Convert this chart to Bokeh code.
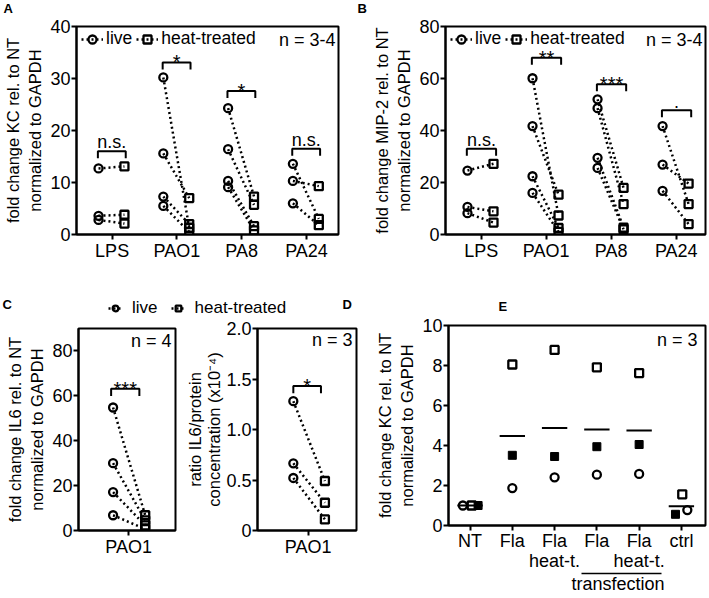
from bokeh.plotting import figure
from bokeh.models import Label, Legend, LegendItem, FixedTicker, LinearAxis, Range1d
from bokeh.layouts import row, column
from bokeh.embed import file_html
from bokeh.resources import INLINE
from bokeh.core.properties import value

FONT = "Liberation Sans"
DOT = "2 3"

# ---------------- data ----------------
a_categories = ["LPS", "PAO1", "PA8", "PA24"]
a_live = [[12.7, 3.6, 2.8], [30.2, 15.6, 7.3, 5.5], [24.3, 16.4, 10.3, 9.1], [13.6, 10.3, 6.0]]
a_heat = [[13.1, 3.8, 2.1], [1.3, 7.0, 2.0, 0.5], [7.3, 5.7, 1.6, 0.8], [3.0, 9.3, 1.8]]
a_sig_labels = ["n.s.", "*", "*", "n.s."]
a_sig_y = [16.0, 33.1, 27.6, 16.5]
a_yticks = [0, 10, 20, 30, 40]

b_categories = ["LPS", "PAO1", "PA8", "PA24"]
b_live = [[24.6, 10.6, 8.2], [60.1, 41.7, 22.4, 16.0], [52.0, 48.6, 29.5, 25.6], [41.7, 26.9, 16.8]]
b_heat = [[27.2, 8.9, 4.6], [7.3, 15.3, 2.5, 1.0], [17.9, 11.7, 2.6, 2.0], [11.7, 19.6, 4.0]]
b_sig_labels = ["n.s.", "**", "***", "."]
b_sig_y = [33.0, 68.0, 57.8, 47.8]
b_yticks = [0, 20, 40, 60, 80]

c_categories = ["PAO1"]
c_live = [[54.8, 30.0, 17.1, 6.8]]
c_heat = [[6.8, 4.5, 2.3, 0.6]]
c_sig_labels = ["***"]
c_sig_y = [63.2]
c_yticks = [0, 20, 40, 60, 80]

d_categories = ["PAO1"]
d_live = [[1.28, 0.665, 0.52]]
d_heat = [[0.49, 0.275, 0.11]]
d_sig_labels = ["*"]
d_sig_y = [1.43]
d_yticks = [0, 0.5, 1.0, 1.5, 2.0]
d_ytick_labels = ["0", "0.5", "1.0", "1.5", "2.0"]

e_categories = ["NT", "Fla", "Fla\nheat-t.", "Fla", "Fla\nheat-t.", "ctrl"]
e_open_squares = [1.0, 8.05, 8.78, 7.91, 7.62, 1.56]
e_filled_squares = [1.0, 3.51, 3.45, 3.94, 4.05, 0.56]
e_open_circles = [1.0, 1.87, 2.41, 2.54, 2.58, 0.77]
e_yticks = [0, 2, 4, 6, 8, 10]
e_group_label = "transfection"

panel_letters = ["A", "B", "C", "D", "E"]
legend_labels = ["live", "heat-treated"]

# horizontal jitter used in panel E (style only)
e_circle_dx = [-0.17, 0, 0, 0, 0, 0.14]
e_open_dx = [0.04, 0, 0, 0, 0, 0.02]
e_fill_dx = [0.19, 0, 0, 0, 0, -0.14]


# ---------------- helpers ----------------
def style_axis(ax):
    ax.axis_line_color = "black"
    ax.axis_line_width = 2
    ax.major_tick_line_color = "black"
    ax.major_tick_line_width = 2
    ax.major_tick_out = 5
    ax.major_tick_in = 0
    ax.minor_tick_line_color = None
    ax.major_label_text_font = FONT
    ax.major_label_text_font_size = "18px"
    ax.major_label_text_color = "black"
    ax.major_label_standoff = 1
    ax.axis_label_text_font = FONT
    ax.axis_label_text_font_size = "16.5px"
    ax.axis_label_text_font_style = "normal"
    ax.axis_label_text_color = "black"
    ax.axis_label_text_line_height = 1.25
    ax.axis_label_standoff = 3


def make_fig(w, h, left, right, top, bottom, xr, yr):
    p = figure(width=w, height=h,
               min_border_left=left, min_border_right=right,
               min_border_top=top, min_border_bottom=bottom,
               x_range=Range1d(*xr), y_range=Range1d(*yr),
               output_backend="svg", toolbar_location=None)
    p.xgrid.visible = False
    p.ygrid.visible = False
    p.outline_line_color = "black"
    p.outline_line_width = 2
    p.outline_line_alpha = 1
    p.background_fill_color = "white"
    p.border_fill_color = "white"
    for ax in p.axis:
        style_axis(ax)
    return p


def make_strip(w, h):
    s = figure(width=w, height=h, min_border=0, x_range=Range1d(0, 1), y_range=Range1d(0, 1),
               x_axis_location=None, y_axis_location=None,
               output_backend="svg", toolbar_location=None)
    s.xgrid.visible = False
    s.ygrid.visible = False
    s.outline_line_color = None
    s.border_fill_color = "white"
    s.background_fill_color = "white"
    return s


def set_x_categories(p, cats):
    ticks = list(range(1, len(cats) + 1))
    p.xaxis.ticker = FixedTicker(ticks=ticks)
    p.xaxis.major_label_overrides = {t: c for t, c in zip(ticks, cats)}


def add_label(p, text, x, y, size, align="left", baseline="top", bold=False):
    p.add_layout(Label(x=x, y=y, x_units="screen", y_units="screen", text=text,
                       text_font=FONT, text_font_size=size, text_align=align,
                       text_baseline=baseline, text_color="black",
                       text_font_style="bold" if bold else "normal"))


def add_letter(p, text, x, h):
    add_label(p, text, x, h / 2, "13px", baseline="middle", bold=True)


def draw_pairs(p, live, heat, dl, dh):
    xs, ys, lx, ly, hx, hy = [], [], [], [], [], []
    for i, (lv, hv) in enumerate(zip(live, heat)):
        c = i + 1
        for l, h in zip(lv, hv):
            xs.append([c + dl, c + dh])
            ys.append([l, h])
            lx.append(c + dl); ly.append(l)
            hx.append(c + dh); hy.append(h)
    p.multi_line(xs, ys, line_color="black", line_width=2.5, line_dash=DOT)
    p.scatter(lx, ly, marker="circle", size=8, fill_color=None,
              line_color="black", line_width=2.3)
    p.scatter(hx, hy, marker="square", size=8, fill_color=None,
              line_color="black", line_width=2.3)


def draw_sig(p, labels, ys, drop, bl, br):
    xs, yy = [], []
    for i, y in enumerate(ys):
        c = i + 1
        xs.append([c + bl, c + bl, c + br, c + br])
        yy.append([y - drop, y, y, y - drop])
    p.multi_line(xs, yy, line_color="black", line_width=2)
    mid = (bl + br) / 2
    star_x = [i + 1 + mid for i, t in enumerate(labels) if "*" in t]
    star_y = [ys[i] for i, t in enumerate(labels) if "*" in t]
    star_t = [t for t in labels if "*" in t]
    oth_x = [i + 1 + mid for i, t in enumerate(labels) if "*" not in t]
    oth_y = [ys[i] for i, t in enumerate(labels) if "*" not in t]
    oth_t = [t for t in labels if "*" not in t]
    if star_t:
        p.text(star_x, star_y, text=star_t, text_font=value(FONT), text_font_size="20px",
               text_align="center", text_baseline="middle", y_offset=0, text_color="black")
    if oth_t:
        p.text(oth_x, oth_y, text=oth_t, text_font=value(FONT), text_font_size="18px",
               text_align="center", text_baseline="middle", y_offset=-9, text_color="black")


def legend_items(p):
    # one hidden point far outside the visible range, so the legend can draw the glyphs
    hx, hy = [-100], [-100]
    r1 = p.line(hx, hy, line_color="black", line_width=2.5, line_dash=DOT)
    r2 = p.scatter(hx, hy, marker="circle", size=8, fill_color=None, line_color="black", line_width=2.3)
    r3 = p.line(hx, hy, line_color="black", line_width=2.5, line_dash=DOT)
    r4 = p.scatter(hx, hy, marker="square", size=8, fill_color=None, line_color="black", line_width=2.3)
    return [LegendItem(label=value(legend_labels[0]), renderers=[r1, r2]),
            LegendItem(label=value(legend_labels[1]), renderers=[r3, r4])]


def add_inside_legend(p, fh):
    leg = Legend(items=legend_items(p), location=(5, fh - 3 - 20), orientation="horizontal",
                 border_line_color=None, background_fill_alpha=0, padding=0, margin=0,
                 spacing=4, label_standoff=3, glyph_width=22, glyph_height=20, label_height=20,
                 label_text_font=FONT, label_text_font_size="17.5px", label_text_color="black")
    p.add_layout(leg)


# ---------------- top strip with letters A, B ----------------
S1 = make_strip(708, 15)
add_letter(S1, panel_letters[0], 3, 15)
add_letter(S1, panel_letters[1], 357, 15)

# ---------------- Panel A ----------------
A = make_fig(350, 283, 76, 12, 11, 64, (0.45, 4.494), (0, 40))
set_x_categories(A, a_categories)
A.yaxis.ticker = FixedTicker(ticks=a_yticks)
A.yaxis.axis_label = "fold change KC rel. to NT\nnormalized to GAPDH"
draw_pairs(A, a_live, a_heat, -0.21, 0.19)
draw_sig(A, a_sig_labels, a_sig_y, 1.35, -0.22, 0.21)
add_inside_legend(A, 208)
add_label(A, "n = 3-4", 259, 195, "18px", align="right", baseline="middle")

# ---------------- Panel B ----------------
B = make_fig(358, 283, 95, 3, 11, 64, (0.452, 4.45), (0, 80))
set_x_categories(B, b_categories)
B.yaxis.ticker = FixedTicker(ticks=b_yticks)
B.yaxis.axis_label = "fold change MIP-2 rel. to NT\nnormalized to GAPDH"
draw_pairs(B, b_live, b_heat, -0.21, 0.19)
draw_sig(B, b_sig_labels, b_sig_y, 2.7, -0.22, 0.23)
add_inside_legend(B, 208)
add_label(B, "n = 3-4", 257, 195, "18px", align="right", baseline="middle")

# ---------------- strip above C/D: letters C, D and the shared legend ----------------
S2 = make_strip(360, 20)
lg_leg = Legend(items=legend_items(S2), location=(108, 0), orientation="horizontal",
                border_line_color=None, background_fill_alpha=0, padding=0, margin=0,
                spacing=13, label_standoff=10, glyph_width=14, glyph_height=20, label_height=20,
                label_text_font=FONT, label_text_font_size="17px", label_text_color="black")
S2.add_layout(lg_leg)
add_letter(S2, panel_letters[2], 2, 28)
add_letter(S2, panel_letters[3], 342, 28)

# ---------------- strip above E: letter E ----------------
S3 = make_strip(348, 15)
add_letter(S3, panel_letters[4], 50, 15)

# ---------------- Panel C ----------------
C = make_fig(182, 279, 78, 7, 10, 67, (0.485, 1.481), (0, 90))
set_x_categories(C, c_categories)
C.yaxis.ticker = FixedTicker(ticks=c_yticks)
C.yaxis.axis_label = "fold change IL6 rel. to NT\nnormalized to GAPDH"
draw_pairs(C, c_live, c_heat, -0.16, 0.17)
draw_sig(C, c_sig_labels, c_sig_y, 3.3, -0.18, 0.11)
add_label(C, "n = 4", 93, 190, "18px", align="right", baseline="middle")

# ---------------- Panel D ----------------
D = make_fig(178, 279, 75, 4, 10, 67, (0.487, 1.49), (0, 2))
set_x_categories(D, d_categories)
D.yaxis.ticker = FixedTicker(ticks=d_yticks)
D.yaxis.major_label_overrides = {t: l for t, l in zip(d_yticks, d_ytick_labels)}
D.yaxis.axis_label = "ratio IL6/protein\nconcentration (x10\u207b\u2074)"
D.yaxis.axis_label_text_line_height = 1.1
D.yaxis.axis_label_standoff = 0
draw_pairs(D, d_live, d_heat, -0.15, 0.17)
draw_sig(D, d_sig_labels, d_sig_y, 0.07, -0.15, 0.13)
add_label(D, "n = 3", 95, 191, "18px", align="right", baseline="middle")

# ---------------- Panel E ----------------
E = make_fig(348, 284, 88, 3, 12, 72, (0.49, 6.57), (0, 10))
set_x_categories(E, e_categories)
E.xaxis.major_label_text_line_height = 1.0
E.xaxis.major_label_standoff = 0
E.yaxis.ticker = FixedTicker(ticks=e_yticks)
E.yaxis.axis_label = "fold change KC rel. to NT\nnormalized to GAPDH"
ex = list(range(1, len(e_categories) + 1))
means = [(a + b + c) / 3 for a, b, c in zip(e_open_squares, e_filled_squares, e_open_circles)]
E.segment(x0=[x - 0.3 for x in ex], y0=means, x1=[x + 0.3 for x in ex], y1=means,
          line_color="black", line_width=2)
E.scatter([x + d for x, d in zip(ex, e_open_dx)], e_open_squares, marker="square", size=8,
          fill_color=None, line_color="black", line_width=2.3)
E.scatter([x + d for x, d in zip(ex, e_fill_dx)], e_filled_squares, marker="square", size=8,
          fill_color="black", line_color="black", line_width=1)
E.scatter([x + d for x, d in zip(ex, e_circle_dx)], e_open_circles, marker="circle", size=8,
          fill_color=None, line_color="black", line_width=2.3)
grp = LinearAxis(bounds=(3.64, 5.54), ticker=FixedTicker(ticks=[4.5]))
style_axis(grp)
grp.axis_line_width = 1.5
grp.major_tick_line_color = None
grp.major_tick_out = 0
grp.major_label_standoff = 0
grp.major_label_overrides = {4.5: e_group_label}
E.add_layout(grp, "below")
add_label(E, "n = 3", 249, 186, "18px", align="right", baseline="middle")

layout = column(column(S1, row(A, B)),
                row(column(S2, row(C, D)), column(S3, E)))
open("out.html", "w").write(file_html(layout, INLINE))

=====

What the task requires
Without the pictures, return the listing above from its first line through the line that has "b_yticks = [0, 20, 40, 60, 80]".

Written reply
Convert this chart to Bokeh code.
from bokeh.plotting import figure
from bokeh.models import Label, Legend, LegendItem, FixedTicker, LinearAxis, Range1d
from bokeh.layouts import row, column
from bokeh.embed import file_html
from bokeh.resources import INLINE
from bokeh.core.properties import value

FONT = "Liberation Sans"
DOT = "2 3"

# ---------------- data ----------------
a_categories = ["LPS", "PAO1", "PA8", "PA24"]
a_live = [[12.7, 3.6, 2.8], [30.2, 15.6, 7.3, 5.5], [24.3, 16.4, 10.3, 9.1], [13.6, 10.3, 6.0]]
a_heat = [[13.1, 3.8, 2.1], [1.3, 7.0, 2.0, 0.5], [7.3, 5.7, 1.6, 0.8], [3.0, 9.3, 1.8]]
a_sig_labels = ["n.s.", "*", "*", "n.s."]
a_sig_y = [16.0, 33.1, 27.6, 16.5]
a_yticks = [0, 10, 20, 30, 40]

b_categories = ["LPS", "PAO1", "PA8", "PA24"]
b_live = [[24.6, 10.6, 8.2], [60.1, 41.7, 22.4, 16.0], [52.0, 48.6, 29.5, 25.6], [41.7, 26.9, 16.8]]
b_heat = [[27.2, 8.9, 4.6], [7.3, 15.3, 2.5, 1.0], [17.9, 11.7, 2.6, 2.0], [11.7, 19.6, 4.0]]
b_sig_labels = ["n.s.", "**", "***", "."]
b_sig_y = [33.0, 68.0, 57.8, 47.8]
b_yticks = [0, 20, 40, 60, 80]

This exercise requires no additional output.